--- RECORDED INFORMATION ---

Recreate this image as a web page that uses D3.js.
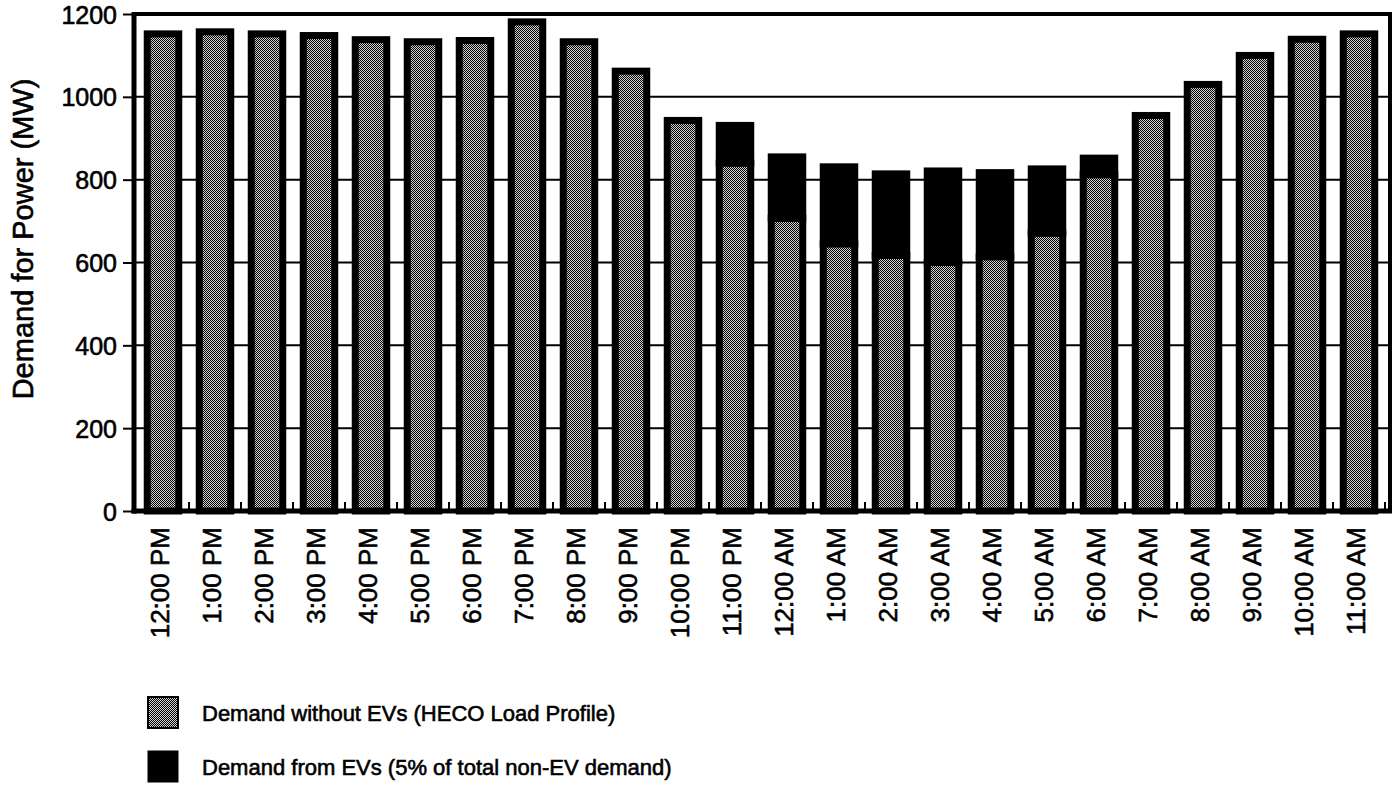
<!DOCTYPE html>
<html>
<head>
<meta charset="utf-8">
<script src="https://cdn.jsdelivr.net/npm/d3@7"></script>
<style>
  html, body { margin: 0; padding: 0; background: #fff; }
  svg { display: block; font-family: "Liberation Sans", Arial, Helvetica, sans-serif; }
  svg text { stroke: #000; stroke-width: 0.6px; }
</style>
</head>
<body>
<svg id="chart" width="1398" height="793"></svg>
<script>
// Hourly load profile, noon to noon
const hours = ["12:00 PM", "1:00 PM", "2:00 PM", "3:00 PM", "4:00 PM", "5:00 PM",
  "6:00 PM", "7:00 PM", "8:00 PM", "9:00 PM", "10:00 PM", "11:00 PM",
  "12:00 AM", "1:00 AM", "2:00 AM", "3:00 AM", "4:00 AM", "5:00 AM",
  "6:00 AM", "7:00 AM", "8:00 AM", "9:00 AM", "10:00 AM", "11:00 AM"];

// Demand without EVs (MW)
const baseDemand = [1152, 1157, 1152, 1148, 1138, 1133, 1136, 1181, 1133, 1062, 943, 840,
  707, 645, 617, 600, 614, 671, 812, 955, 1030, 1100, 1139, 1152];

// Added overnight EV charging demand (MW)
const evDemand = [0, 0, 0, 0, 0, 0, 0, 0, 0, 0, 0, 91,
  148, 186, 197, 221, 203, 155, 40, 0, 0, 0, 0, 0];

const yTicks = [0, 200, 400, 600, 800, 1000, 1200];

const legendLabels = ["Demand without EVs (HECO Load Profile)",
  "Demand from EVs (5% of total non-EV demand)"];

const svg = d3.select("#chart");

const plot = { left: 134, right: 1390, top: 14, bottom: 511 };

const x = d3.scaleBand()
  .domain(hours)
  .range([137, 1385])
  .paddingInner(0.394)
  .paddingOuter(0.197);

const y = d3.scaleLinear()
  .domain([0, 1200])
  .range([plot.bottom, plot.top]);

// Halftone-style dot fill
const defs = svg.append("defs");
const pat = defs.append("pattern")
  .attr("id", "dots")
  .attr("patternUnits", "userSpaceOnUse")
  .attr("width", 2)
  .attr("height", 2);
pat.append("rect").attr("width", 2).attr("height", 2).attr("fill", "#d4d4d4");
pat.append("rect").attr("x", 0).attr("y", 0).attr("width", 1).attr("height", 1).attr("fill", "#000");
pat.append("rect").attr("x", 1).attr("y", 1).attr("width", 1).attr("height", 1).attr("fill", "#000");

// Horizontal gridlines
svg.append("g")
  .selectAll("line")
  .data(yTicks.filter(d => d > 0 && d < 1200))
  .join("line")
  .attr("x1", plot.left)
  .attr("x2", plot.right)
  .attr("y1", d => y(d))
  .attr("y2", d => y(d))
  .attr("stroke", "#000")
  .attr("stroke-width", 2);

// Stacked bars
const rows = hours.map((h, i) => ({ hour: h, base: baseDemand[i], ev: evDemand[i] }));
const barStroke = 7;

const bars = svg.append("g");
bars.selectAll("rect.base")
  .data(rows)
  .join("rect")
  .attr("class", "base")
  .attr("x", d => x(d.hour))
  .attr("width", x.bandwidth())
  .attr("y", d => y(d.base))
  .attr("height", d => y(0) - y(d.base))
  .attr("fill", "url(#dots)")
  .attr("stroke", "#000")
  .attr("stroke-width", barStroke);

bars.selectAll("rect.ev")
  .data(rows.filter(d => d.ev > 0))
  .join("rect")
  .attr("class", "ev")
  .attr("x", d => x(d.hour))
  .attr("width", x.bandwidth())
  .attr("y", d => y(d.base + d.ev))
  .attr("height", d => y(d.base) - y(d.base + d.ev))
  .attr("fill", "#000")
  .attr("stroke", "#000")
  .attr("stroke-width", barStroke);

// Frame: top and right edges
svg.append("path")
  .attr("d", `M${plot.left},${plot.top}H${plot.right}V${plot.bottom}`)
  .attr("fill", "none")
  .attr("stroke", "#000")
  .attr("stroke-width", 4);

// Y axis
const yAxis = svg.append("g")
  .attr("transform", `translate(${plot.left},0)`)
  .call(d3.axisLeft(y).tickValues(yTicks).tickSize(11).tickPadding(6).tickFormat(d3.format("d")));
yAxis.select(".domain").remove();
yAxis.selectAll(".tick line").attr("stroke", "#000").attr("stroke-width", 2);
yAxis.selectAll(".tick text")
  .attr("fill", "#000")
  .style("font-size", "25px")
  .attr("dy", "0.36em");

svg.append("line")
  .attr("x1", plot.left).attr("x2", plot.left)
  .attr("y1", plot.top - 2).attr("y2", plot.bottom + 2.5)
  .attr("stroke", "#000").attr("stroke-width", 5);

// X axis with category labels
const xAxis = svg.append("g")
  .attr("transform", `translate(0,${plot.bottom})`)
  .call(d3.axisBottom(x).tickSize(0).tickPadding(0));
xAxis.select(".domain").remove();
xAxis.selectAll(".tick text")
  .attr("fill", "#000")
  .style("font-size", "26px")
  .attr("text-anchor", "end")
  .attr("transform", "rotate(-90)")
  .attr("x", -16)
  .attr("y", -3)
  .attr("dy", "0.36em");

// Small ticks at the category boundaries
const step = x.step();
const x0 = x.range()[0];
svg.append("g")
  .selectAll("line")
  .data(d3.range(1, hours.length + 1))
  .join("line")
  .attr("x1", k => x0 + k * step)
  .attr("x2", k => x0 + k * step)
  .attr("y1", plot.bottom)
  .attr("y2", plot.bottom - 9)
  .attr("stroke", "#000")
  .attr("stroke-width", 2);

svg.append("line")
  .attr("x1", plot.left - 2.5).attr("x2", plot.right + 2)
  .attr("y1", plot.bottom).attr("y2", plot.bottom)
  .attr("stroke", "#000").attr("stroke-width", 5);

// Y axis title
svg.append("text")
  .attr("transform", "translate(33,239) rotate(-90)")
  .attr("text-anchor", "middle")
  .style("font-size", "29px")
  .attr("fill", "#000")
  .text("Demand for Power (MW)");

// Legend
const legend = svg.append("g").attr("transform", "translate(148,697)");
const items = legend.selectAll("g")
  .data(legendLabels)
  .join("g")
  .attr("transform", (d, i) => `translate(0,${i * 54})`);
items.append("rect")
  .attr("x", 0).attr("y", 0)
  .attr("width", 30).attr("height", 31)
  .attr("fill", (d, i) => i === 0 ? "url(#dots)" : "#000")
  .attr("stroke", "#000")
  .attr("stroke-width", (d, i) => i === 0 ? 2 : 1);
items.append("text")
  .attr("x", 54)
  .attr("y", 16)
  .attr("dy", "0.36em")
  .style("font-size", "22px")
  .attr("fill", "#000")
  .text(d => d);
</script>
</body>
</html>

---

→ **WHAT IS REQUIRED**:
Transcribe the listing above verbatim. Omit the pictures.

→ **SOLUTION TO THIS PROBLEM**:
Recreate this image as a web page that uses D3.js.
<!DOCTYPE html>
<html>
<head>
<meta charset="utf-8">
<script src="https://cdn.jsdelivr.net/npm/d3@7"></script>
<style>
  html, body { margin: 0; padding: 0; background: #fff; }
  svg { display: block; font-family: "Liberation Sans", Arial, Helvetica, sans-serif; }
  svg text { stroke: #000; stroke-width: 0.6px; }
</style>
</head>
<body>
<svg id="chart" width="1398" height="793"></svg>
<script>
// Hourly load profile, noon to noon
const hours = ["12:00 PM", "1:00 PM", "2:00 PM", "3:00 PM", "4:00 PM", "5:00 PM",
  "6:00 PM", "7:00 PM", "8:00 PM", "9:00 PM", "10:00 PM", "11:00 PM",
  "12:00 AM", "1:00 AM", "2:00 AM", "3:00 AM", "4:00 AM", "5:00 AM",
  "6:00 AM", "7:00 AM", "8:00 AM", "9:00 AM", "10:00 AM", "11:00 AM"];

// Demand without EVs (MW)
const baseDemand = [1152, 1157, 1152, 1148, 1138, 1133, 1136, 1181, 1133, 1062, 943, 840,
  707, 645, 617, 600, 614, 671, 812, 955, 1030, 1100, 1139, 1152];

// Added overnight EV charging demand (MW)
const evDemand = [0, 0, 0, 0, 0, 0, 0, 0, 0, 0, 0, 91,
  148, 186, 197, 221, 203, 155, 40, 0, 0, 0, 0, 0];

const yTicks = [0, 200, 400, 600, 800, 1000, 1200];

const legendLabels = ["Demand without EVs (HECO Load Profile)",
  "Demand from EVs (5% of total non-EV demand)"];

const svg = d3.select("#chart");

const plot = { left: 134, right: 1390, top: 14, bottom: 511 };

const x = d3.scaleBand()
  .domain(hours)
  .range([137, 1385])
  .paddingInner(0.394)
  .paddingOuter(0.197);

const y = d3.scaleLinear()
  .domain([0, 1200])
  .range([plot.bottom, plot.top]);

// Halftone-style dot fill
const defs = svg.append("defs");
const pat = defs.append("pattern")
  .attr("id", "dots")
  .attr("patternUnits", "userSpaceOnUse")
  .attr("width", 2)
  .attr("height", 2);
pat.append("rect").attr("width", 2).attr("height", 2).attr("fill", "#d4d4d4");
pat.append("rect").attr("x", 0).attr("y", 0).attr("width", 1).attr("height", 1).attr("fill", "#000");
pat.append("rect").attr("x", 1).attr("y", 1).attr("width", 1).attr("height", 1).attr("fill", "#000");

// Horizontal gridlines
svg.append("g")
  .selectAll("line")
  .data(yTicks.filter(d => d > 0 && d < 1200))
  .join("line")
  .attr("x1", plot.left)
  .attr("x2", plot.right)
  .attr("y1", d => y(d))
  .attr("y2", d => y(d))
  .attr("stroke", "#000")
  .attr("stroke-width", 2);

// Stacked bars
const rows = hours.map((h, i) => ({ hour: h, base: baseDemand[i], ev: evDemand[i] }));
const barStroke = 7;

const bars = svg.append("g");
bars.selectAll("rect.base")
  .data(rows)
  .join("rect")
  .attr("class", "base")
  .attr("x", d => x(d.hour))
  .attr("width", x.bandwidth())
  .attr("y", d => y(d.base))
  .attr("height", d => y(0) - y(d.base))
  .attr("fill", "url(#dots)")
  .attr("stroke", "#000")
  .attr("stroke-width", barStroke);

bars.selectAll("rect.ev")
  .data(rows.filter(d => d.ev > 0))
  .join("rect")
  .attr("class", "ev")
  .attr("x", d => x(d.hour))
  .attr("width", x.bandwidth())
  .attr("y", d => y(d.base + d.ev))
  .attr("height", d => y(d.base) - y(d.base + d.ev))
  .attr("fill", "#000")
  .attr("stroke", "#000")
  .attr("stroke-width", barStroke);

// Frame: top and right edges
svg.append("path")
  .attr("d", `M${plot.left},${plot.top}H${plot.right}V${plot.bottom}`)
  .attr("fill", "none")
  .attr("stroke", "#000")
  .attr("stroke-width", 4);

// Y axis
const yAxis = svg.append("g")
  .attr("transform", `translate(${plot.left},0)`)
  .call(d3.axisLeft(y).tickValues(yTicks).tickSize(11).tickPadding(6).tickFormat(d3.format("d")));
yAxis.select(".domain").remove();
yAxis.selectAll(".tick line").attr("stroke", "#000").attr("stroke-width", 2);
yAxis.selectAll(".tick text")
  .attr("fill", "#000")
  .style("font-size", "25px")
  .attr("dy", "0.36em");

svg.append("line")
  .attr("x1", plot.left).attr("x2", plot.left)
  .attr("y1", plot.top - 2).attr("y2", plot.bottom + 2.5)
  .attr("stroke", "#000").attr("stroke-width", 5);

// X axis with category labels
const xAxis = svg.append("g")
  .attr("transform", `translate(0,${plot.bottom})`)
  .call(d3.axisBottom(x).tickSize(0).tickPadding(0));
xAxis.select(".domain").remove();
xAxis.selectAll(".tick text")
  .attr("fill", "#000")
  .style("font-size", "26px")
  .attr("text-anchor", "end")
  .attr("transform", "rotate(-90)")
  .attr("x", -16)
  .attr("y", -3)
  .attr("dy", "0.36em");

// Small ticks at the category boundaries
const step = x.step();
const x0 = x.range()[0];
svg.append("g")
  .selectAll("line")
  .data(d3.range(1, hours.length + 1))
  .join("line")
  .attr("x1", k => x0 + k * step)
  .attr("x2", k => x0 + k * step)
  .attr("y1", plot.bottom)
  .attr("y2", plot.bottom - 9)
  .attr("stroke", "#000")
  .attr("stroke-width", 2);

svg.append("line")
  .attr("x1", plot.left - 2.5).attr("x2", plot.right + 2)
  .attr("y1", plot.bottom).attr("y2", plot.bottom)
  .attr("stroke", "#000").attr("stroke-width", 5);

// Y axis title
svg.append("text")
  .attr("transform", "translate(33,239) rotate(-90)")
  .attr("text-anchor", "middle")
  .style("font-size", "29px")
  .attr("fill", "#000")
  .text("Demand for Power (MW)");

// Legend
const legend = svg.append("g").attr("transform", "translate(148,697)");
const items = legend.selectAll("g")
  .data(legendLabels)
  .join("g")
  .attr("transform", (d, i) => `translate(0,${i * 54})`);
items.append("rect")
  .attr("x", 0).attr("y", 0)
  .attr("width", 30).attr("height", 31)
  .attr("fill", (d, i) => i === 0 ? "url(#dots)" : "#000")
  .attr("stroke", "#000")
  .attr("stroke-width", (d, i) => i === 0 ? 2 : 1);
items.append("text")
  .attr("x", 54)
  .attr("y", 16)
  .attr("dy", "0.36em")
  .style("font-size", "22px")
  .attr("fill", "#000")
  .text(d => d);
</script>
</body>
</html>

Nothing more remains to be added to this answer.